Can empathy play a role in the pursuit of justice, and do either justice or empathy help in thinking about ethics beyond the human? Wesleyan philosopher Lori Gruen explores these two questions in her March 10, 2016 lecture titled “Justice and Empathy Beyond the Human” as the 2016 Robert D. Clark Lecturer in the Humanities. In her talk, Gruen argues that empathy is central to justice, and that it should play a central role in our ethical thinking and in our dealings with all sorts of different others, including other animals.
Gruen’s work lies at the intersection of ethical theory and practice, with a particular focus on issues that impact those often overlooked in traditional ethical investigations, e.g. women, people of color, and non-human animals.
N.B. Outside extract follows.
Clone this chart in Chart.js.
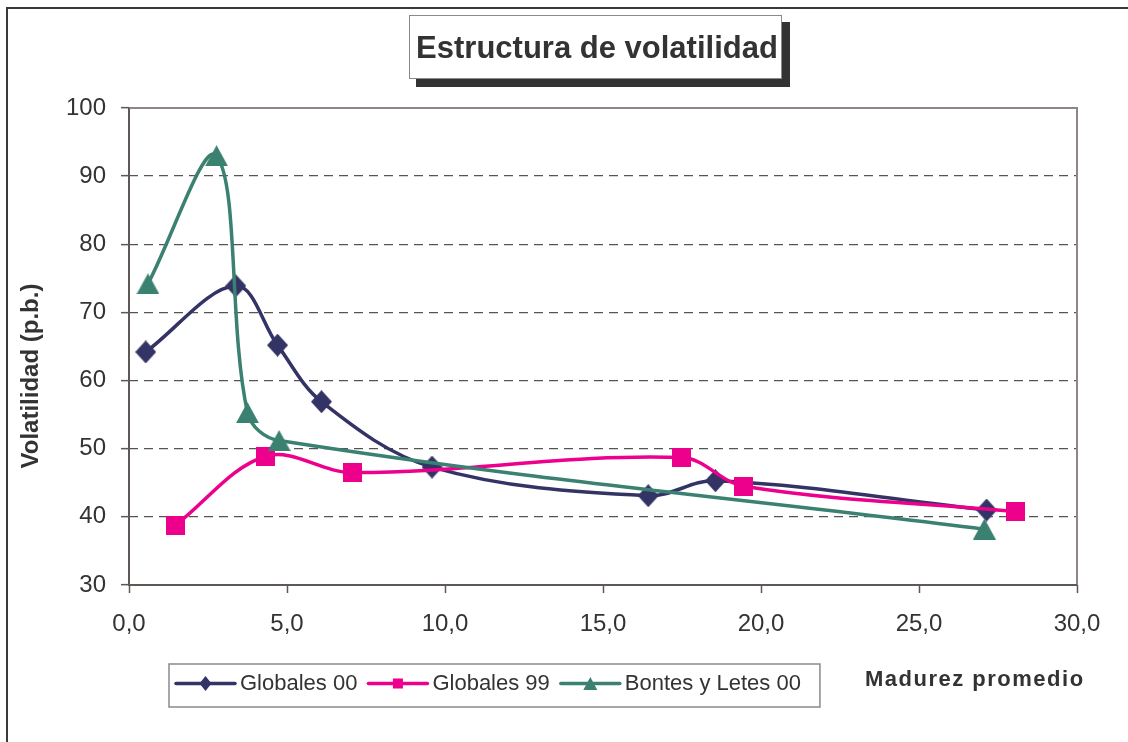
<!DOCTYPE html>
<html>
<head>
<meta charset="utf-8">
<script src="https://cdn.jsdelivr.net/npm/chart.js@4.4.1/dist/chart.umd.min.js"></script>
<style>
html,body{margin:0;padding:0;background:#fff;}
#wrap{width:1128px;height:742px;position:relative;}
</style>
</head>
<body>
<div id="wrap"><canvas id="c" width="1128" height="742"></canvas></div>
<script>
// ---- data ----
const titleText = 'Estructura de volatilidad';
const xAxisTitle = 'Madurez promedio';
const yAxisTitle = 'Volatilidad (p.b.)';
const seriesNames = ['Globales 00', 'Globales 99', 'Bontes y Letes 00'];
const xTickValues = [0, 5, 10, 15, 20, 25, 30];
const yTickValues = [30, 40, 50, 60, 70, 80, 90, 100];

const globales00X = [0.53, 3.38, 4.70, 6.09, 9.59, 16.43, 18.56, 27.14];
const globales00Y = [64.2, 73.9, 65.2, 56.9, 47.3, 43.1, 45.3, 41.0];
const globales99X = [1.48, 4.33, 7.06, 17.49, 19.46, 28.04];
const globales99Y = [38.8, 48.9, 46.5, 48.7, 44.5, 40.8];
const bontesX = [0.60, 2.77, 3.75, 4.75, 27.07];
const bontesY = [74.2, 93.0, 55.3, 51.2, 38.2];

// ---- styles ----
const colors = ['#333366', '#ec008c', '#3b8172'];
const shapes = ['diamond', 'square', 'triangle'];
const FONT = "'Liberation Sans', Arial, Helvetica, sans-serif";
const TEXT = '#333333';

function shapePath(ctx, shape, cx, cy, w, h) {
  ctx.beginPath();
  if (shape === 'diamond') {
    ctx.moveTo(cx, cy - h / 2); ctx.lineTo(cx + w / 2, cy); ctx.lineTo(cx, cy + h / 2); ctx.lineTo(cx - w / 2, cy);
  } else if (shape === 'square') {
    ctx.rect(cx - w / 2, cy - h / 2, w, h);
  } else {
    ctx.moveTo(cx, cy - h / 2); ctx.lineTo(cx + w / 2, cy + h / 2); ctx.lineTo(cx - w / 2, cy + h / 2);
  }
  ctx.closePath();
}

function markerCanvas(shape, w, h, color) {
  const c = document.createElement('canvas');
  c.width = w; c.height = h;
  const x = c.getContext('2d');
  x.fillStyle = color;
  shapePath(x, shape, w / 2, h / 2, w, h);
  x.fill();
  return c;
}

const markerSizes = [[21, 23], [19, 19], [23, 21]];
const markerImgs = shapes.map((s, i) => markerCanvas(s, markerSizes[i][0], markerSizes[i][1], colors[i]));

function pts(xs, ys) { return xs.map((x, i) => ({ x: x, y: ys[i] })); }

const datasets = [
  { label: seriesNames[0], data: pts(globales00X, globales00Y), order: 3 },
  { label: seriesNames[1], data: pts(globales99X, globales99Y), order: 2 },
  { label: seriesNames[2], data: pts(bontesX, bontesY), order: 1 }
].map((d, i) => Object.assign(d, {
  borderColor: colors[i],
  backgroundColor: colors[i],
  borderWidth: 3.5,
  tension: 0.35,
  pointStyle: markerImgs[i],
  pointRadius: 10,
  pointHoverRadius: 10,
  pointBorderWidth: 0,
  pointBackgroundColor: colors[i],
  fill: false
}));

const decor = {
  id: 'decor',
  beforeDraw(chart) {
    const ctx = chart.ctx;
    ctx.save();
    ctx.fillStyle = '#fff';
    ctx.fillRect(0, 0, chart.width, chart.height);
    ctx.strokeStyle = '#3a3a3a';
    ctx.lineWidth = 2;
    ctx.strokeRect(7, 8, 1200, 800);
    ctx.restore();
  },
  beforeDatasetsDraw(chart) {
    const ctx = chart.ctx, a = chart.chartArea;
    ctx.save();
    ctx.lineWidth = 2;
    ctx.strokeStyle = '#8f8683';
    ctx.beginPath();
    ctx.moveTo(a.left, a.top); ctx.lineTo(a.right, a.top); ctx.lineTo(a.right, a.bottom);
    ctx.stroke();
    ctx.strokeStyle = '#5e5856';
    ctx.beginPath();
    ctx.moveTo(a.left, a.top); ctx.lineTo(a.left, a.bottom); ctx.lineTo(a.right, a.bottom);
    ctx.stroke();
    ctx.restore();
  },
  afterDraw(chart) {
    const ctx = chart.ctx;
    ctx.save();
    // title box with shadow
    ctx.fillStyle = '#333333';
    ctx.fillRect(416, 22, 374, 65);
    ctx.fillStyle = '#fff';
    ctx.fillRect(409, 15, 373, 64);
    ctx.strokeStyle = '#8a8a8a';
    ctx.lineWidth = 1;
    ctx.strokeRect(409.5, 15.5, 372, 63);
    ctx.fillStyle = TEXT;
    ctx.font = 'bold 31px ' + FONT;
    ctx.textAlign = 'center';
    ctx.textBaseline = 'alphabetic';
    ctx.fillText(titleText, 597, 58);

    // y axis title
    ctx.save();
    ctx.translate(38, 376);
    ctx.rotate(-Math.PI / 2);
    ctx.font = 'bold 24px ' + FONT;
    ctx.textAlign = 'center';
    ctx.fillText(yAxisTitle, 0, 0);
    ctx.restore();

    // x axis title
    ctx.font = 'bold 22px ' + FONT;
    ctx.textAlign = 'left';
    try { ctx.letterSpacing = '1.5px'; } catch (e) {}
    ctx.fillText(xAxisTitle, 865, 686);
    try { ctx.letterSpacing = '0px'; } catch (e) {}

    // legend
    const ly = 683.5;
    ctx.font = '22px ' + FONT;
    let x = 176;
    const ms = [[12, 15], [10, 10], [14, 13]];
    for (let i = 0; i < seriesNames.length; i++) {
      ctx.strokeStyle = colors[i];
      ctx.lineWidth = 3.5;
      ctx.lineCap = 'round';
      ctx.beginPath();
      ctx.moveTo(x, ly); ctx.lineTo(x + 59, ly);
      ctx.stroke();
      ctx.fillStyle = colors[i];
      shapePath(ctx, shapes[i], x + 29.5, ly, ms[i][0], ms[i][1]);
      ctx.fill();
      ctx.fillStyle = TEXT;
      ctx.fillText(seriesNames[i], x + 64, 690);
      x = x + 64 + ctx.measureText(seriesNames[i]).width + 11;
    }
    const boxRight = x + 8;
    ctx.strokeStyle = '#8a8a8a';
    ctx.lineWidth = 1.5;
    ctx.strokeRect(169, 664, boxRight - 169, 43);
    ctx.restore();
  }
};

new Chart(document.getElementById('c'), {
  type: 'line',
  data: { datasets: datasets },
  plugins: [decor],
  options: {
    responsive: false,
    animation: false,
    devicePixelRatio: 1,
    layout: { padding: { left: 0, top: 108, right: 51, bottom: 0 } },
    plugins: { legend: { display: false }, title: { display: false }, tooltip: { enabled: false } },
    elements: { line: { capBezierPoints: true } },
    scales: {
      x: {
        type: 'linear', min: 0, max: 30,
        afterFit: s => { s.height = 157; },
        afterBuildTicks: s => { s.ticks = xTickValues.map(v => ({ value: v })); },
        grid: { drawOnChartArea: false, drawTicks: true, tickLength: 8, tickColor: '#5e5856', tickWidth: 1.5 },
        border: { display: false },
        ticks: {
          padding: 17, color: TEXT, font: { family: FONT, size: 24 },
          callback: v => v.toFixed(1).replace('.', ','),
          maxRotation: 0, autoSkip: false
        }
      },
      y: {
        type: 'linear', min: 30, max: 100,
        afterFit: s => { s.width = 129; },
        afterBuildTicks: s => { s.ticks = yTickValues.map(v => ({ value: v })); },
        grid: {
          drawOnChartArea: true, drawTicks: true, tickLength: 8,
          color: ctx => (ctx.tick && (ctx.tick.value === 30 || ctx.tick.value === 100)) ? 'rgba(0,0,0,0)' : '#555555',
          lineWidth: 1.3,
          tickColor: '#5e5856', tickWidth: 1.5, tickBorderDash: []
        },
        border: { display: false, dash: [9, 6] },
        ticks: { padding: 15, color: TEXT, font: { family: FONT, size: 24 }, autoSkip: false }
      }
    }
  }
});
</script>
</body>
</html>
She has published extensively on topics in animal ethics, ecofeminism, and practical ethics more broadly, and is currently thinking about intersections of race, gender, and species and, as always, about chimpanzees.
She has documented the history of The First 100 chimpanzees in research in the US Lori Gruen book (first100chimps.wesleyan.edu) and has an evolving website that documents the journey to sanctuary of the remaining chimpanzees in research labs, The Last 1000 (last1000chimps.com). She also has been teaching philosophy in a maximum security men’s prison for the past six years.
Lori Gruen is the William Griffin Professor of Philosophy at Wesleyan University, where she also chairs the Philosophy Department and coordinates Wesleyan Animal Studies. In addition, she is Professor of Feminist, Gender, and Sexuality Studies, and Environmental Studies at Wesleyan. She is the author and editor of 9 books, as well as dozens of articles and book chapters. Her most recent book is Entangled Empathy: An Alternative Ethics for our Relationships with Other Animals (2015).